┌──

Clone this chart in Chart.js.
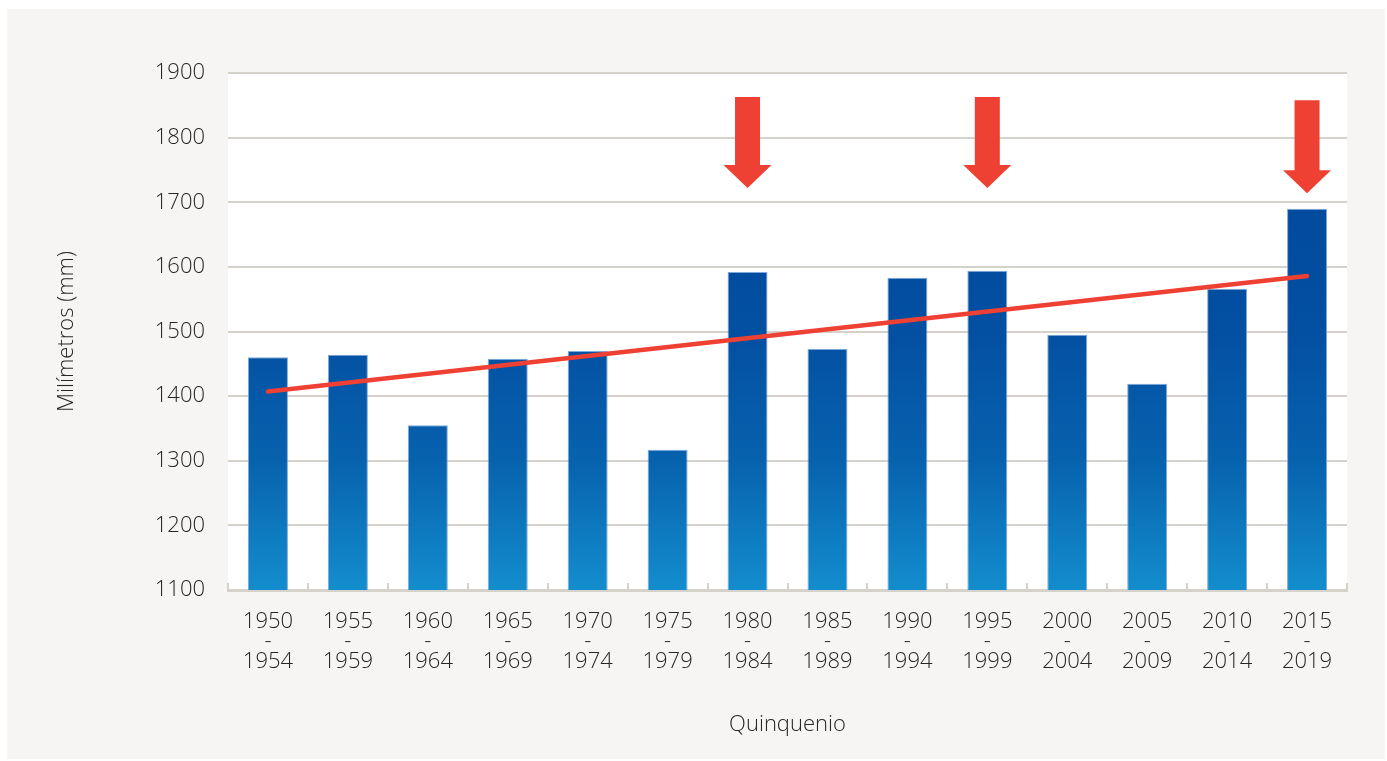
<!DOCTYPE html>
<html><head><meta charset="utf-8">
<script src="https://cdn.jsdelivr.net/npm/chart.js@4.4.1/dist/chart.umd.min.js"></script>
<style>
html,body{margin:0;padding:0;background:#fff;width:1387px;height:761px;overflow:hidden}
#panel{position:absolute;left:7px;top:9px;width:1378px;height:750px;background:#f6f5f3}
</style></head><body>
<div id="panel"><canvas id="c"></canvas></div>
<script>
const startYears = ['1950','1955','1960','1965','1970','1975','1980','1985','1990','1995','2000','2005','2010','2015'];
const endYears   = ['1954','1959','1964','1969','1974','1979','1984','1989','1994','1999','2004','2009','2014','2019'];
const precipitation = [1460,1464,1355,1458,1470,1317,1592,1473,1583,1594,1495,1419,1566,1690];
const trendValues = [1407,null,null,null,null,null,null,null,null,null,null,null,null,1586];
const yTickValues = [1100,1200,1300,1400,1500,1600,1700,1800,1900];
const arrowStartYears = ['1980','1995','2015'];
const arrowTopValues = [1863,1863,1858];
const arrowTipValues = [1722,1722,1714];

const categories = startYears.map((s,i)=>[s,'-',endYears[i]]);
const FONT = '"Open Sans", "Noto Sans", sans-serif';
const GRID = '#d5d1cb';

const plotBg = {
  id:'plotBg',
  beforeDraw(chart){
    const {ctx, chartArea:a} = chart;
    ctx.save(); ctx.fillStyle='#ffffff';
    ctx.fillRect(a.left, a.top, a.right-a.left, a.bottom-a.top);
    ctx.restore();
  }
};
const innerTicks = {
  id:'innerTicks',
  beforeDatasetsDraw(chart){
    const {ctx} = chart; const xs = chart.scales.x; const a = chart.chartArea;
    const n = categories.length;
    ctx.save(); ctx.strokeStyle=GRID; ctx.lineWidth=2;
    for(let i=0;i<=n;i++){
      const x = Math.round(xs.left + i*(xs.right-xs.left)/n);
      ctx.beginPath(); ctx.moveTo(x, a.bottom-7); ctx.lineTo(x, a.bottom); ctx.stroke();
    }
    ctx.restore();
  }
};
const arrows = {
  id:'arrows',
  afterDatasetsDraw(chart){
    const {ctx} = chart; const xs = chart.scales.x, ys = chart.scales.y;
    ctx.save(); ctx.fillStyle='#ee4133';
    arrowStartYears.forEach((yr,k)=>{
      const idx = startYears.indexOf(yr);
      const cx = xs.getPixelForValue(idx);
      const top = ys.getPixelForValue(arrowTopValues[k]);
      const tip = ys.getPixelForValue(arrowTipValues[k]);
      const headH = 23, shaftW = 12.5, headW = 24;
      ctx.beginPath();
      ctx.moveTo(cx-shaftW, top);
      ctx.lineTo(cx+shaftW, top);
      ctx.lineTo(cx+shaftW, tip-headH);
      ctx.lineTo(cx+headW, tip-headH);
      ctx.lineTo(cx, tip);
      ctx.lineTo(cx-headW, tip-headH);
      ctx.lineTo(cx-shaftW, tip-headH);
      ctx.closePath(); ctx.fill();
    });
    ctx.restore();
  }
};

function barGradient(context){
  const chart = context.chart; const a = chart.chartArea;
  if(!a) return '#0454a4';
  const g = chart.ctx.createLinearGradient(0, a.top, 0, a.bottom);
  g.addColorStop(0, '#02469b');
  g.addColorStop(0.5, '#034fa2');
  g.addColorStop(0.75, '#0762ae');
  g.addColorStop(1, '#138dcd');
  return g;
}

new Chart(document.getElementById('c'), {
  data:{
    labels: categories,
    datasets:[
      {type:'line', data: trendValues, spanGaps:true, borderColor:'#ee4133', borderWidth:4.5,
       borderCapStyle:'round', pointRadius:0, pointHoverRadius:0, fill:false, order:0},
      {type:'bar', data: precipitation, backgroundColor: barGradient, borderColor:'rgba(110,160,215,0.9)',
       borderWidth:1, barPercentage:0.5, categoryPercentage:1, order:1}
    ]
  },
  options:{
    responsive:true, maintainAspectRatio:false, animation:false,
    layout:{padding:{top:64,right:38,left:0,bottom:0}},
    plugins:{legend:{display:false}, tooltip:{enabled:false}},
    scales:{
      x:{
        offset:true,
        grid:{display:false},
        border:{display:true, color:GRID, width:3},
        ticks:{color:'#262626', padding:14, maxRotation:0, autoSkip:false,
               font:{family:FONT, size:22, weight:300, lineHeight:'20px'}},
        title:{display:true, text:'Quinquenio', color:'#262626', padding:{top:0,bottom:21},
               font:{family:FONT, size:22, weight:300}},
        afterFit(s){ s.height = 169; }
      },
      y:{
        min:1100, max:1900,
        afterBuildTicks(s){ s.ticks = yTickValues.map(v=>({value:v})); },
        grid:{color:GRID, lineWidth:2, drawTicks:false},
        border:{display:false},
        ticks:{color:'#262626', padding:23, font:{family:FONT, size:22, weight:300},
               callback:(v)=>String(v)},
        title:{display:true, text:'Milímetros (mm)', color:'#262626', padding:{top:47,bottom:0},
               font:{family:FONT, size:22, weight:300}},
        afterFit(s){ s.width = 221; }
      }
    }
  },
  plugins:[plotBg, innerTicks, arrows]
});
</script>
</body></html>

└──

#### WHAT IS ASKED
Write out again, exactly, the lines from the start of the listing up to the line containing "const GRID = '#d5d1cb';", with both ends and without pictures.

#### CORRECT OUTPUT
Clone this chart in Chart.js.
<!DOCTYPE html>
<html><head><meta charset="utf-8">
<script src="https://cdn.jsdelivr.net/npm/chart.js@4.4.1/dist/chart.umd.min.js"></script>
<style>
html,body{margin:0;padding:0;background:#fff;width:1387px;height:761px;overflow:hidden}
#panel{position:absolute;left:7px;top:9px;width:1378px;height:750px;background:#f6f5f3}
</style></head><body>
<div id="panel"><canvas id="c"></canvas></div>
<script>
const startYears = ['1950','1955','1960','1965','1970','1975','1980','1985','1990','1995','2000','2005','2010','2015'];
const endYears   = ['1954','1959','1964','1969','1974','1979','1984','1989','1994','1999','2004','2009','2014','2019'];
const precipitation = [1460,1464,1355,1458,1470,1317,1592,1473,1583,1594,1495,1419,1566,1690];
const trendValues = [1407,null,null,null,null,null,null,null,null,null,null,null,null,1586];
const yTickValues = [1100,1200,1300,1400,1500,1600,1700,1800,1900];
const arrowStartYears = ['1980','1995','2015'];
const arrowTopValues = [1863,1863,1858];
const arrowTipValues = [1722,1722,1714];

const categories = startYears.map((s,i)=>[s,'-',endYears[i]]);
const FONT = '"Open Sans", "Noto Sans", sans-serif';
const GRID = '#d5d1cb';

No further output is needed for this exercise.